Diese wirtschafts- und haushaltspolitische Koordinierung wäre eine Voraussetzung für Eurobonds. Dann aber wären Eurobonds, die sich an einer stabilitätswahrende Grenze orientierten und nur bis zu etwa 60 % des BIP ausgegeben werden dürften, ein probates Mittel um einerseits die Zinsausgaben einiger Länder zu reduzieren und andererseits einen starken Anreiz zur Haushaltskonsolidierung zu geben. Kredite, die die Grenze für Eurobonds überschritten wären dann voraussichtlich deutlich teurer, sodass es haushaltspolitisch sehr unattraktiv wäre, höhere Schulden aufzunehmen. Eine Verteuerung der Kredite Deutschlands durch Eurobonds sehe ich nicht. Eurobonds würden auf eine riesige Nachfrage institutioneller Investoren treffen. Ähnlich wie bei US-amerikanischen Staatsanleihen würden Investoren nicht um Eurobonds herum kommen, was eine niedrige Verzinsung, etwa auf Niveau der Bundesanleihen heute, garantieren würden. Im Vergleich dazu müssen die USA derzeit trotz immenser Verschuldung und hohen Leistungsbilanzdefizit nicht mehr als Deutschland für ihre Schulden zahlen. Der Grund liegt in der Präferenz des Finanzmarkts zu Gunsten von standardisierten und hochliquiden Produkten. Eurobonds würden genau in diese Gruppe fallen.

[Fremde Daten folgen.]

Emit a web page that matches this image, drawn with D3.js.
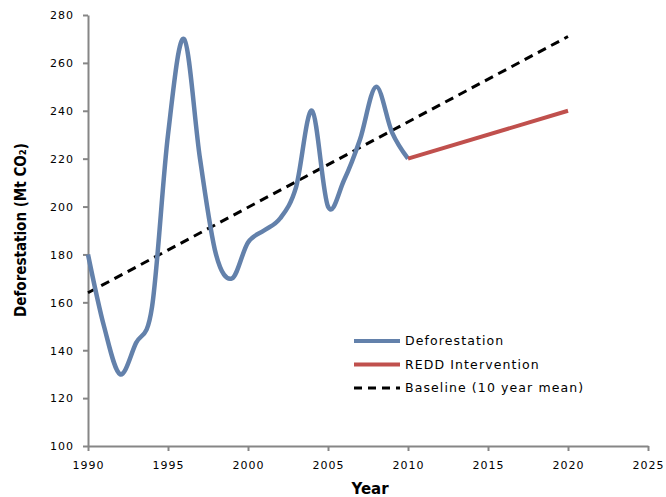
<!DOCTYPE html>
<html><head><meta charset="utf-8">
<script src="https://cdn.jsdelivr.net/npm/d3@7"></script>
<style>body{margin:0;background:#fff}svg{display:block}</style>
</head><body>
<svg id="c" width="666" height="497"></svg>
<script>
const years = [1990,1991,1992,1993,1994,1995,1996,1997,1998,1999,2000,2001,2002,2003,2004,2005,2006,2007,2008,2009,2010];
const deforestation = [180,150,130,143,158,230,270,220,180,170,185,190,195,208,240,200,211,228,250,231,220];
const reddYears = [2010,2020];
const reddValues = [220,240];
const baselineYears = [1990,2020];
const baselineValues = [164,271];
const xTicks = [1990,1995,2000,2005,2010,2015,2020,2025];
const yTicks = [100,120,140,160,180,200,220,240,260,280];
const legendLabels = ["Deforestation","REDD Intervention","Baseline (10 year mean)"];

const svg = d3.select("#c");
const x = d3.scaleLinear().domain([1990,2025]).range([88,648]);
const y = d3.scaleLinear().domain([100,280]).range([446,15]);
const axisColor = "#868686";
const font = "Verdana, 'DejaVu Sans', sans-serif";

const gx = svg.append("g").attr("transform","translate(0,446)")
  .call(d3.axisBottom(x).tickValues(xTicks).tickFormat(d3.format("d")).tickSize(5).tickSizeOuter(0));
const gy = svg.append("g").attr("transform","translate(88,0)")
  .call(d3.axisLeft(y).tickValues(yTicks).tickSize(5).tickSizeOuter(0));
[gx,gy].forEach(g=>{
  g.selectAll("path,line").attr("stroke",axisColor).attr("stroke-width",2);
  g.selectAll("text").attr("fill","#000").style("font-family",font).style("font-size","11px").style("letter-spacing","1px");
});
gx.selectAll("text").attr("dy","1.35em");
gy.selectAll("text").attr("x",-14).attr("dy","0.35em");

const lineGen = d3.line().x(d=>x(d[0])).y(d=>y(d[1]));
svg.append("path").datum(baselineYears.map((d,i)=>[d,baselineValues[i]]))
  .attr("d",lineGen).attr("fill","none").attr("stroke","#000").attr("stroke-width",3).attr("stroke-dasharray","9,6");
svg.append("path").datum(years.map((d,i)=>[d,deforestation[i]]))
  .attr("d",lineGen.curve(d3.curveCardinal.tension(0))).attr("fill","none").attr("stroke","#6381AB").attr("stroke-width",4.5).attr("stroke-linejoin","round");
svg.append("path").datum(reddYears.map((d,i)=>[d,reddValues[i]]))
  .attr("d",d3.line().x(d=>x(d[0])).y(d=>y(d[1]))).attr("fill","none").attr("stroke","#C0504D").attr("stroke-width",4);

const styles = [{c:"#6381AB",w:4,da:null},{c:"#C0504D",w:4,da:null},{c:"#000",w:3,da:"8,6"}];
const lg = svg.append("g");
legendLabels.forEach((t,i)=>{
  const yy = 341 + i*23.5;
  lg.append("line").attr("x1",354).attr("x2",400).attr("y1",yy).attr("y2",yy)
    .attr("stroke",styles[i].c).attr("stroke-width",styles[i].w).attr("stroke-dasharray",styles[i].da);
  lg.append("text").attr("x",405).attr("y",yy).attr("dy","0.35em").text(t)
    .style("font-family",font).style("font-size","12.5px").style("letter-spacing","1.1px").attr("fill","#000");
});

svg.append("text").attr("transform","translate(26,230) rotate(-90)").attr("text-anchor","middle")
  .style("font-family","'DejaVu Sans Condensed', 'DejaVu Sans', sans-serif").style("font-weight","bold").style("font-size","15px")
  .text("Deforestation (Mt CO₂)");
svg.append("text").attr("x",370).attr("y",494).attr("text-anchor","middle")
  .style("font-family",font).style("font-weight","bold").style("font-size","15px").text("Year");
</script>
</body></html>
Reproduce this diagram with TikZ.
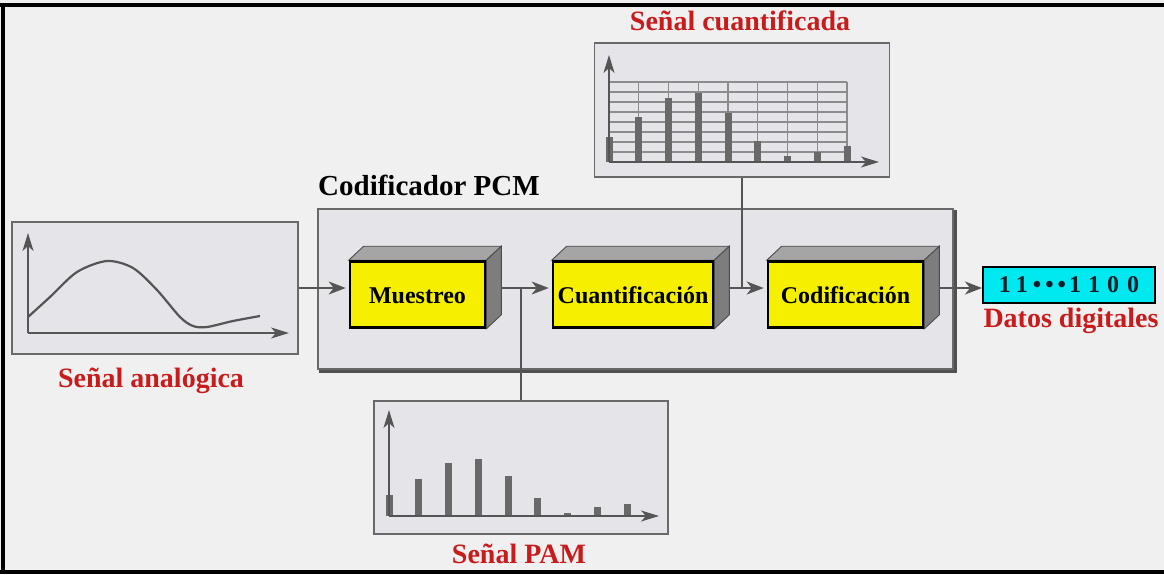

Ihre zweite Frage zielt auf die Entkoppelung von Wirtschaftswachstum und Lohnentwicklung in Deutschland in den letzten Jahren. Während in den exportorientierten Branchen durchaus beachtliche Lohnzuwächse verhandelt werden konnten, sind die Einkommen insbesondere im Bereich einfacher Dienstleistungen gefallen. Insbesondere im Bereich der Leiharbeit arbeiten Menschen teilweise genauso produktiv wie Festangestellte, müssen sich allerdings mit einem niedrigeren Lohn abfinden. Für Unternehmen sind Leiharbeiter dadurch doppelt günstig - einerseits sind sie im Krisenfall einfach zu entlassen, andererseits sind die Lohnkosten für sie auch noch günstiger. Diesen gesetzlich verankerten Fehlanreiz gilt es so schnell wie möglich aufzulösen: Wir stehen für gleichen Lohn für gleiche Arbeit sowie für einen gesetzlichen Mindestlohn, der Dumpingarbeit einen Riegel vorschiebt.